Mobilities and Impedances

ESDU 04009 Mobilities and impedances of structures Part I: Compendium of frequency response functions

ESDU 04010 Mobilities and impedances of structures Part II: Compendium of point mobilities of infinite structures

These Items have been prepared with the aim of assisting users with the analysis of structures that are built up from basic elements. Further applications are concerned with Statistical Energy Analysis (SEA). In the first part of Item No. 04009 the background to mobility and impedance is considered, as it applies to discrete and continuous systems. The rules for obtaining the mobilities and impedances of connected structures are explained. The basic elements may be combined to form single and two degree of freedom systems. Thus a building block approach to structures may be developed. The main objective of Item No. 04009 is to provide a visual record of the mobilities of structures, particularly continuous structures such as beams, plates and cylinders. Information on both point and transfer mobilities is given as graphs of the modulus of mobility against frequency and as loci in the complex plane. Further data are provided on basic elements, such as springs, dampers and rigid bodies. The visual information on both discrete and continuous systems is provided in tables at the end of the Item. Beams and plates with single degree of freedom and other systems attached at a point are considered. For all these systems graphical records of their mobilities are provided. With an emphasis on the building block approach to the mobility of built-up structures, beams and plates with different types of dampers and springs can be easily analysed from the data provided. The Item contains a section on vibration isolation and shows how the transmission ratios can be derived from the transfer mobilities. The building block approach is used to account for the effect of foundations on systems designed to provide vibration isolation.

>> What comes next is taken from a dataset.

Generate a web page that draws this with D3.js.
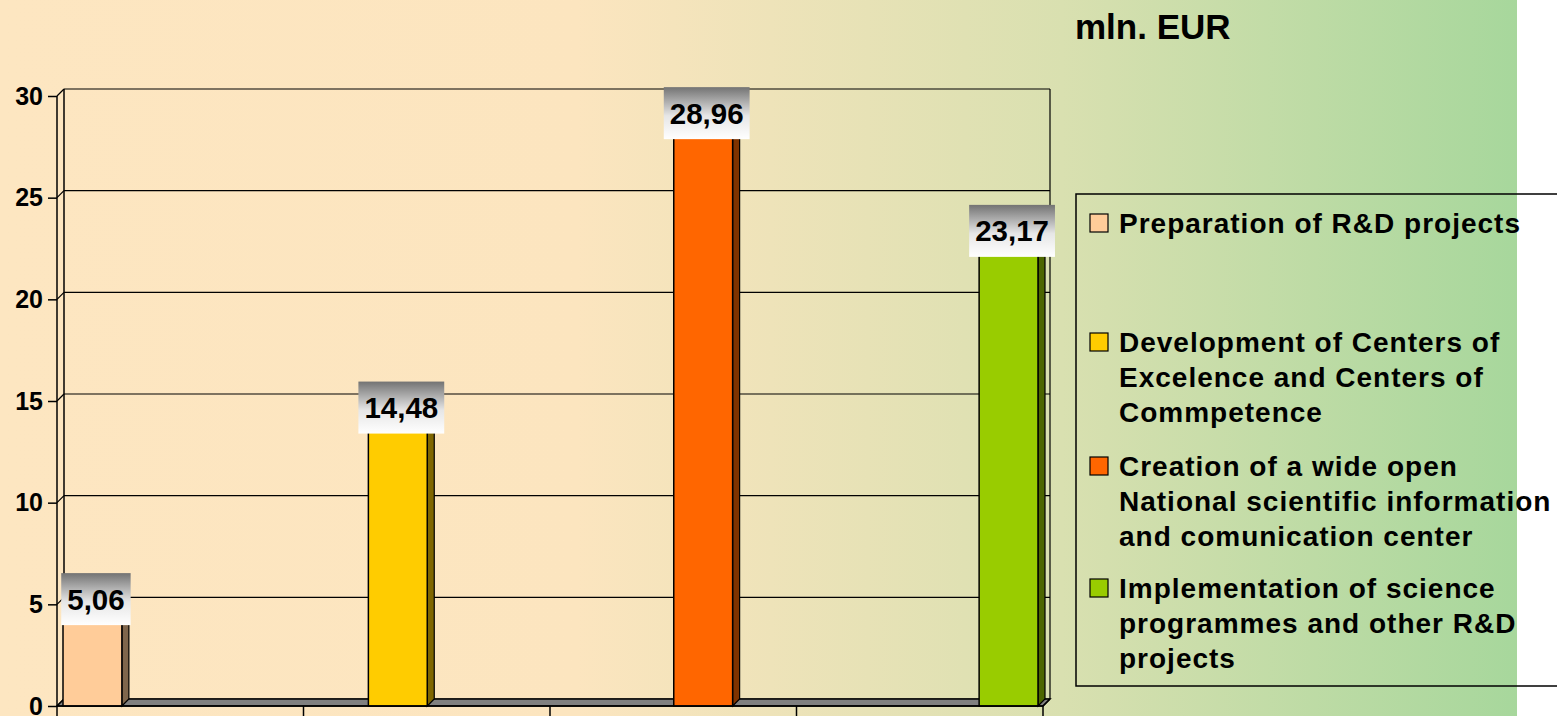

The graphical information allows the detail of the mobilities to be appreciated. For example, in the case of a point mobility there is an alternating sequence of resonances and antiresonances that is shown in a graph of modulus of mobility as a function of frequency. Transfer mobilities have a different sequence. Similarly, in the complex plane the point mobility may be approximated by circles with positive real values, whereas the approximate circles for transfer mobilities can have real values which are both positive and negative. Such differences are useful in assessing and checking the validity of measurements of mobility on a real structure.

Graphs of the modulus of mobility have been estimated for beams and plates with hysteretic damping and include a large number of modes of vibration. The effects of transverse shear and rotary inertia are neglected. By studying the mobilities at high frequencies it can be seen that the structures behave as though they were infinite in extent, a fact which is of particular interest in SEA. Mobilities of infinite structures are the subject of Part II. Part II, Item No. 04010, is concerned with point mobilities of infinite structures, such as beams, plates and cylinders. Point mobilities of infinite structures are directly related to the modal density of equivalent finite structures. As a structure at high frequencies may approximate to an infinite structure, the Item is applicable to SEA. The input power may be obtained from the real part of the point mobility of the infinite structure. The input power is required in SEA estimation. The information on point mobilities is mostly provided in the form of tables that list the mobilities and other data, such as the velocity field, the wave number and modal density. Point mobilities are considered for structures which include: rods with one-dimensional longitudinal and torsional wave motion; beams with normal force and moment excitation; thin isotropic and orthotropic plates with normal force excitation; rings and cylinders. In the case of a plate the force or moment has to be applied through a small, rigid disc, otherwise the stresses at the point of application are infinite. The point mobility for a plate depends on the radius of the disc. Some systems involve two types of wave motion, for example, bending and shear waves occur in thick plates. Other structures involving two wave systems, all included in the tables, are plates with in-plane excitation, plates stiffened by a beam and a ring-stiffened cylinder.